- _GIVEN INSTRUCTION_
Output the data word for word, dropping every image.
# start of STORED DATA
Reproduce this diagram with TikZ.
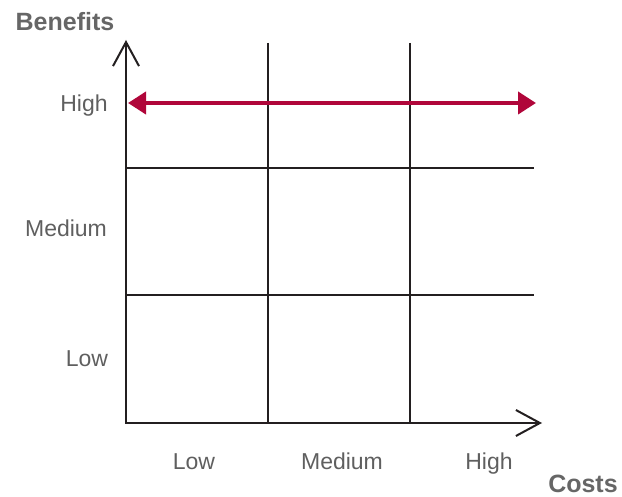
\documentclass[tikz,border=0pt]{standalone}
\usepackage{fontspec}
\setmainfont{Liberation Sans}
\usetikzlibrary{arrows.meta}
\definecolor{gridline}{HTML}{231F20}
\definecolor{labelgray}{HTML}{5F5F5F}
\definecolor{titlegray}{HTML}{666666}
\definecolor{accentred}{HTML}{B0063A}
\tikzset{
  gridl/.style={draw=gridline, line width=2pt},
  axisl/.style={draw=gridline, line width=2pt, -{Straight Barb[length=24pt,width=26pt,line width=2pt]}},
  lbl/.style={text=labelgray, font=\fontsize{23}{26}\selectfont, inner sep=0pt, anchor=base},
  ttl/.style={text=titlegray, font=\bfseries\fontsize{25}{28}\selectfont, inner sep=0pt, anchor=base},
  redarrow/.style={draw=accentred, line width=4pt, {Triangle[length=18pt,width=22pt]}-{Triangle[length=18pt,width=22pt]}}
}
\begin{document}
\begin{tikzpicture}[x=1pt,y=-1pt]
\useasboundingbox (0,0) rectangle (622,497);
% coordinates
\coordinate (o) at (126,423);
\coordinate (ytip) at (126,40);
\coordinate (xtip) at (542,423);
\coordinate (v1t) at (268,43);
\coordinate (v1b) at (268,423);
\coordinate (v2t) at (410,43);
\coordinate (v2b) at (410,423);
\coordinate (h1l) at (126,168);
\coordinate (h1r) at (534,168);
\coordinate (h2l) at (126,295);
\coordinate (h2r) at (534,295);
\coordinate (ra) at (128,103);
\coordinate (rb) at (536,103);
% grid
\draw[gridl] (v1t) -- (v1b);
\draw[gridl] (v2t) -- (v2b);
\draw[gridl] (h1l) -- (h1r);
\draw[gridl] (h2l) -- (h2r);
% axes
\draw[axisl] ([yshift=1pt]o) -- (ytip);
\draw[axisl] ([xshift=-1pt]o) -- (xtip);
% red arrow
\draw[redarrow] (ra) -- (rb);
% labels
\node[ttl] (benefits) at (65,31) {Benefits};
\node[ttl] (costs) at (583,493) {Costs};
\node[lbl] (yhigh) at (84,112) {High};
\node[lbl] (ymed) at (66,237) {Medium};
\node[lbl] (ylow) at (87,367) {Low};
\node[lbl] (xlow) at (194,469) {Low};
\node[lbl] (xmed) at (342,469) {Medium};
\node[lbl] (xhigh) at (489,469) {High};
\end{tikzpicture}
\end{document}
# end of STORED DATA
- _ANSWER FOR THE TASK_
Reproduce this diagram with TikZ.
\documentclass[tikz,border=0pt]{standalone}
\usepackage{fontspec}
\setmainfont{Liberation Sans}
\usetikzlibrary{arrows.meta}
\definecolor{gridline}{HTML}{231F20}
\definecolor{labelgray}{HTML}{5F5F5F}
\definecolor{titlegray}{HTML}{666666}
\definecolor{accentred}{HTML}{B0063A}
\tikzset{
  gridl/.style={draw=gridline, line width=2pt},
  axisl/.style={draw=gridline, line width=2pt, -{Straight Barb[length=24pt,width=26pt,line width=2pt]}},
  lbl/.style={text=labelgray, font=\fontsize{23}{26}\selectfont, inner sep=0pt, anchor=base},
  ttl/.style={text=titlegray, font=\bfseries\fontsize{25}{28}\selectfont, inner sep=0pt, anchor=base},
  redarrow/.style={draw=accentred, line width=4pt, {Triangle[length=18pt,width=22pt]}-{Triangle[length=18pt,width=22pt]}}
}
\begin{document}
\begin{tikzpicture}[x=1pt,y=-1pt]
\useasboundingbox (0,0) rectangle (622,497);
% coordinates
\coordinate (o) at (126,423);
\coordinate (ytip) at (126,40);
\coordinate (xtip) at (542,423);
\coordinate (v1t) at (268,43);
\coordinate (v1b) at (268,423);
\coordinate (v2t) at (410,43);
\coordinate (v2b) at (410,423);
\coordinate (h1l) at (126,168);
\coordinate (h1r) at (534,168);
\coordinate (h2l) at (126,295);
\coordinate (h2r) at (534,295);
\coordinate (ra) at (128,103);
\coordinate (rb) at (536,103);
% grid
\draw[gridl] (v1t) -- (v1b);
\draw[gridl] (v2t) -- (v2b);
\draw[gridl] (h1l) -- (h1r);
\draw[gridl] (h2l) -- (h2r);
% axes
\draw[axisl] ([yshift=1pt]o) -- (ytip);
\draw[axisl] ([xshift=-1pt]o) -- (xtip);
% red arrow
\draw[redarrow] (ra) -- (rb);
% labels
\node[ttl] (benefits) at (65,31) {Benefits};
\node[ttl] (costs) at (583,493) {Costs};
\node[lbl] (yhigh) at (84,112) {High};
\node[lbl] (ymed) at (66,237) {Medium};
\node[lbl] (ylow) at (87,367) {Low};
\node[lbl] (xlow) at (194,469) {Low};
\node[lbl] (xmed) at (342,469) {Medium};
\node[lbl] (xhigh) at (489,469) {High};
\end{tikzpicture}
\end{document}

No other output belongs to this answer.